• **Work instructions**
Return exactly, please, the lines that run from the line with "Emit a Python" to the line with "ph = H - MT - MB", ends included, and omit all pictures.

+-------+

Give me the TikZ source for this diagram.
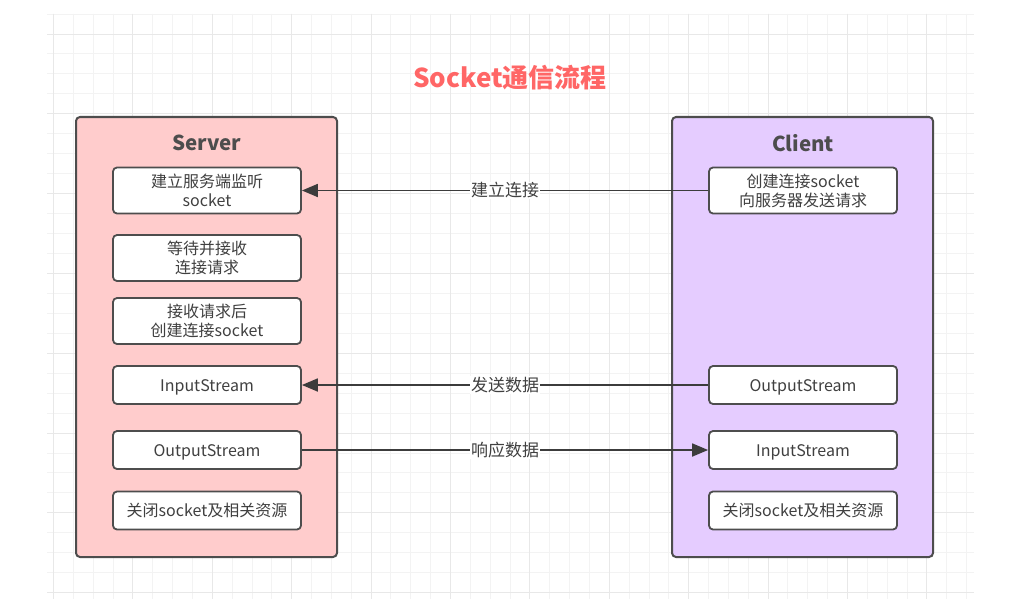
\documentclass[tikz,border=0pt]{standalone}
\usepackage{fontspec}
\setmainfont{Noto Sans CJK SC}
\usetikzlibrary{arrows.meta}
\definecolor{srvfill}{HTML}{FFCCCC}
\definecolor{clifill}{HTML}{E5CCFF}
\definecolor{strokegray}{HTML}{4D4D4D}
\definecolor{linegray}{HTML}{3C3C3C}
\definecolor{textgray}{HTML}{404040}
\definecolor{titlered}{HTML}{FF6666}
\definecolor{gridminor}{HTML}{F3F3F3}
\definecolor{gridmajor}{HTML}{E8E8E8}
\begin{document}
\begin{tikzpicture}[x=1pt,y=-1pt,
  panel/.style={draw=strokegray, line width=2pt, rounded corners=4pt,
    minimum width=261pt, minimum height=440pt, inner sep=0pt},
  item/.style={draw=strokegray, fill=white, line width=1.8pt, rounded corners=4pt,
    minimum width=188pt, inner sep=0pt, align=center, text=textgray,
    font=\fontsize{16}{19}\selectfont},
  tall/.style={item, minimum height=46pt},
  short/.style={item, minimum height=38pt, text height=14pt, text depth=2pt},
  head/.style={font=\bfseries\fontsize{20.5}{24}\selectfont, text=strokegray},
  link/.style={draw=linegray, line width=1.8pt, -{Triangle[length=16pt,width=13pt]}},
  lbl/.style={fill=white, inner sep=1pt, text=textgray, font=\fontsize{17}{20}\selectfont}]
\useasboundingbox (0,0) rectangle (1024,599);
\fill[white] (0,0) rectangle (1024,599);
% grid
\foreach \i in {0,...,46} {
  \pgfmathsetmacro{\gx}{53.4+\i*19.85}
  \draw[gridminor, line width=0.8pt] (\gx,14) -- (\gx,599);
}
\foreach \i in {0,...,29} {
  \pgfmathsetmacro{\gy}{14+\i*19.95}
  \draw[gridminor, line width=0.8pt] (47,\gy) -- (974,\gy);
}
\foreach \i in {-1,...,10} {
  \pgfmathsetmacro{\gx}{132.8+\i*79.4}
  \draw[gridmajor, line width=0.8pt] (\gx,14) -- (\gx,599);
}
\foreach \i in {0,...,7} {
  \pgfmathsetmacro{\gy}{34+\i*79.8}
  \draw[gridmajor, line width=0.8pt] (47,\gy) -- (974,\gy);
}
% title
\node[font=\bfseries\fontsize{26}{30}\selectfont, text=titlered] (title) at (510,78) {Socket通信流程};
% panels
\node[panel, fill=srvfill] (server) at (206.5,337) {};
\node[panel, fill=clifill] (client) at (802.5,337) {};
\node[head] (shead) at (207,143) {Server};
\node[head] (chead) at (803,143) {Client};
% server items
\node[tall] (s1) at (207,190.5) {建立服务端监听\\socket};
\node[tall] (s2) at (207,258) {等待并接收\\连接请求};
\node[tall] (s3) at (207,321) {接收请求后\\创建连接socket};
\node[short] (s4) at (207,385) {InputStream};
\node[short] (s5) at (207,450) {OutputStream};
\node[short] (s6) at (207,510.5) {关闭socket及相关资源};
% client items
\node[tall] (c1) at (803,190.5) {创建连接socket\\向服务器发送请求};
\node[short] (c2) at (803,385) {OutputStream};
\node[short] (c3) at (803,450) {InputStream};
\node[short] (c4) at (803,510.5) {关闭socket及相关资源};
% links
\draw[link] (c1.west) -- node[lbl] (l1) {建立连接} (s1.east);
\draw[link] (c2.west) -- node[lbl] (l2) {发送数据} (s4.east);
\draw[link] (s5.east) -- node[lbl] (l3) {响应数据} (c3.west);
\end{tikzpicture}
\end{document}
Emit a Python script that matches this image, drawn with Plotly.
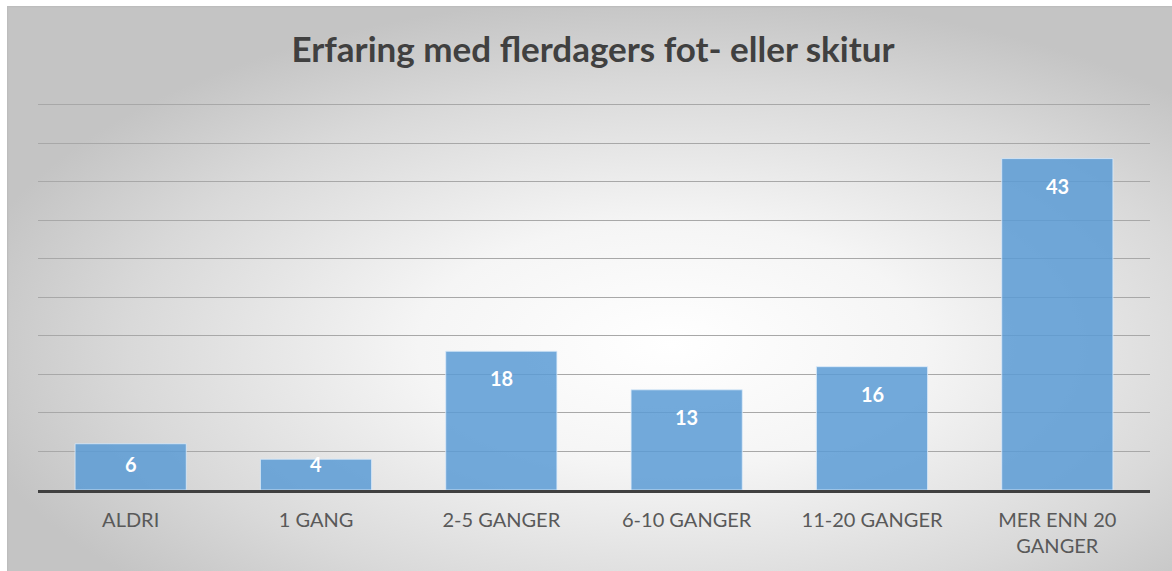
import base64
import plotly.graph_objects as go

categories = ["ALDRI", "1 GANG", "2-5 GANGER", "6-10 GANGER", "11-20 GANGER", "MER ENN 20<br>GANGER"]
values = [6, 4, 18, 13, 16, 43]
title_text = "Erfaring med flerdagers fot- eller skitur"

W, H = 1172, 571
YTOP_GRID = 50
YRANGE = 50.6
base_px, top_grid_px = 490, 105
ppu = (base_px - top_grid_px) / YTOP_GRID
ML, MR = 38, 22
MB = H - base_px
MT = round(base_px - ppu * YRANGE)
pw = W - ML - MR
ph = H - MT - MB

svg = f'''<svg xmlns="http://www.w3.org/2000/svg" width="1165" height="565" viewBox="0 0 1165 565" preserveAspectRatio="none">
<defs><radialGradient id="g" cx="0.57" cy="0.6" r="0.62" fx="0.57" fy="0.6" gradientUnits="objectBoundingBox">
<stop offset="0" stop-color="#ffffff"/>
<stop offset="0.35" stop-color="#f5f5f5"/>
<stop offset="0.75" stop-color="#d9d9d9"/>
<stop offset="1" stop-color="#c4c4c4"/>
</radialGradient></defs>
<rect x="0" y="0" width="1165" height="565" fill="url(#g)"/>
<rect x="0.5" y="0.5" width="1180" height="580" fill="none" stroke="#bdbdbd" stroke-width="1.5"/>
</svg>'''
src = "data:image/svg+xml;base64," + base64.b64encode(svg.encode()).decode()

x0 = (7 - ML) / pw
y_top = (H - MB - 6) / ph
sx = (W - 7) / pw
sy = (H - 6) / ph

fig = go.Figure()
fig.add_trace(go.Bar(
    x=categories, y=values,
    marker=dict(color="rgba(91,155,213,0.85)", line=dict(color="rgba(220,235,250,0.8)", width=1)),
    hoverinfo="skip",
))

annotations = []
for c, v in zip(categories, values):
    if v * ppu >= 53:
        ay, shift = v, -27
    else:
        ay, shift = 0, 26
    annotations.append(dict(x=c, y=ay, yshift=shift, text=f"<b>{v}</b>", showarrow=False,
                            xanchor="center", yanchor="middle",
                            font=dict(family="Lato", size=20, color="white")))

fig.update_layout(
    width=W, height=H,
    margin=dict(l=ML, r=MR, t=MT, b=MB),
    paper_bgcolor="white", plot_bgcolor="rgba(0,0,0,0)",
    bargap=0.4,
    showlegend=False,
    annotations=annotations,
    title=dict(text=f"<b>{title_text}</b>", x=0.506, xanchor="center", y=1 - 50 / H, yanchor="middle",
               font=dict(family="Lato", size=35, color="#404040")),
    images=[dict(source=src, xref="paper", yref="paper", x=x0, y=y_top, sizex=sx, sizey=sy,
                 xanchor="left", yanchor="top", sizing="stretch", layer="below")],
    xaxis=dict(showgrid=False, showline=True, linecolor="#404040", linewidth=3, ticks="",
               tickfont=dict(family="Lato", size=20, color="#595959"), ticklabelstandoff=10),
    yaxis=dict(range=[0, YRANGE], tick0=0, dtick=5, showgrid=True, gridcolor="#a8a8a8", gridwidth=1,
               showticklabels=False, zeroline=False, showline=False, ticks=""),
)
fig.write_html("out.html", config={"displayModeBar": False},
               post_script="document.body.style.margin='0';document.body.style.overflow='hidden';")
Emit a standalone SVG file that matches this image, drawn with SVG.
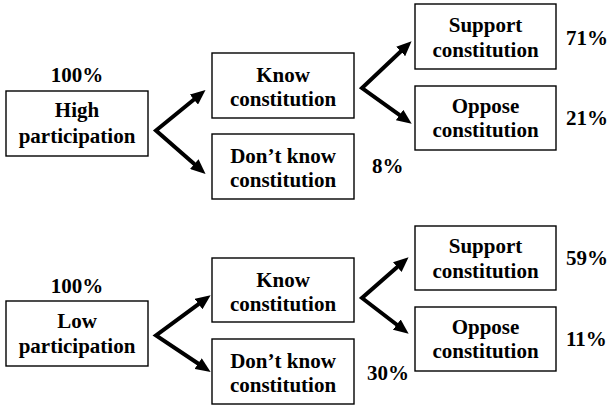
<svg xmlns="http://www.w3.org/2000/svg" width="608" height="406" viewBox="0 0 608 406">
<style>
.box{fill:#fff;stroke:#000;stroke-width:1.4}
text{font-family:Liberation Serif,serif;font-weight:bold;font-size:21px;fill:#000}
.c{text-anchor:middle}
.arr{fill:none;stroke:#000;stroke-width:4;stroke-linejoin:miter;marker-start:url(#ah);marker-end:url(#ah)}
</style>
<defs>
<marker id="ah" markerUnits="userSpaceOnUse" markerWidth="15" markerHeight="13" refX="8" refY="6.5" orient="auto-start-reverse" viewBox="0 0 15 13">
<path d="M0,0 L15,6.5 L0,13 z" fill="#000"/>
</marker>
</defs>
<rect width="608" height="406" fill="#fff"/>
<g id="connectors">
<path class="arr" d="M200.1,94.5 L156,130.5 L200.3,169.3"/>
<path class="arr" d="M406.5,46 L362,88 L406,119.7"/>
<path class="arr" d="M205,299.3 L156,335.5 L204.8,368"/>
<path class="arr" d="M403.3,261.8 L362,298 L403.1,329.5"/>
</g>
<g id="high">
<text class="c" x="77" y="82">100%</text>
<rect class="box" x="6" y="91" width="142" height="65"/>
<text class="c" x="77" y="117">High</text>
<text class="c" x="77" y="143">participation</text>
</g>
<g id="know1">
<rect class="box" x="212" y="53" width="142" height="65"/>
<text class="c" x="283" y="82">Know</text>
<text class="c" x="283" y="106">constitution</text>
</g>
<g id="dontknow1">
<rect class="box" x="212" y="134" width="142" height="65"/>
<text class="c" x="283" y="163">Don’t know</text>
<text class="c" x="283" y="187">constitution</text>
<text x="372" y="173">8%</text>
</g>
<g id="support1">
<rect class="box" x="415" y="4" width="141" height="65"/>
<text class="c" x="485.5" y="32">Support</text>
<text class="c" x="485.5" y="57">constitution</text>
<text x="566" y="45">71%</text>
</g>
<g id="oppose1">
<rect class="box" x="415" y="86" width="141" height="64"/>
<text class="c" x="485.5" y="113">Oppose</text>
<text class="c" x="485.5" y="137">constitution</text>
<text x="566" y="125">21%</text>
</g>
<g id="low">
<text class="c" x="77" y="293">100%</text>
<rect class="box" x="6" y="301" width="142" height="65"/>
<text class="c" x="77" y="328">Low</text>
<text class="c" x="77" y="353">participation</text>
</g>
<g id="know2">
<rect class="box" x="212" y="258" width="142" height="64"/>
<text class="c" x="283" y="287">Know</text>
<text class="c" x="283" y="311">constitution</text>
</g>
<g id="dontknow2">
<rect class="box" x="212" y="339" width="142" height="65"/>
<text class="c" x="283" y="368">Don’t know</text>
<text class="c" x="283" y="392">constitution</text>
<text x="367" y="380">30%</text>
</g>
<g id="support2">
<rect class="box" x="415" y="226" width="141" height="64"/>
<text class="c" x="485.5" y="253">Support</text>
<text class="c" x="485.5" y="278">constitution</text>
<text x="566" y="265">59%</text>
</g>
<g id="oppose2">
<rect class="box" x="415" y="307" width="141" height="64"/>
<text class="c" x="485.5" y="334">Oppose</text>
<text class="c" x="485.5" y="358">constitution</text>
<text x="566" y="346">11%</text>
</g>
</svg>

+-------+

• **Solution below**
Emit a Python script that matches this image, drawn with Plotly.
import base64
import plotly.graph_objects as go

categories = ["ALDRI", "1 GANG", "2-5 GANGER", "6-10 GANGER", "11-20 GANGER", "MER ENN 20<br>GANGER"]
values = [6, 4, 18, 13, 16, 43]
title_text = "Erfaring med flerdagers fot- eller skitur"

W, H = 1172, 571
YTOP_GRID = 50
YRANGE = 50.6
base_px, top_grid_px = 490, 105
ppu = (base_px - top_grid_px) / YTOP_GRID
ML, MR = 38, 22
MB = H - base_px
MT = round(base_px - ppu * YRANGE)
pw = W - ML - MR
ph = H - MT - MB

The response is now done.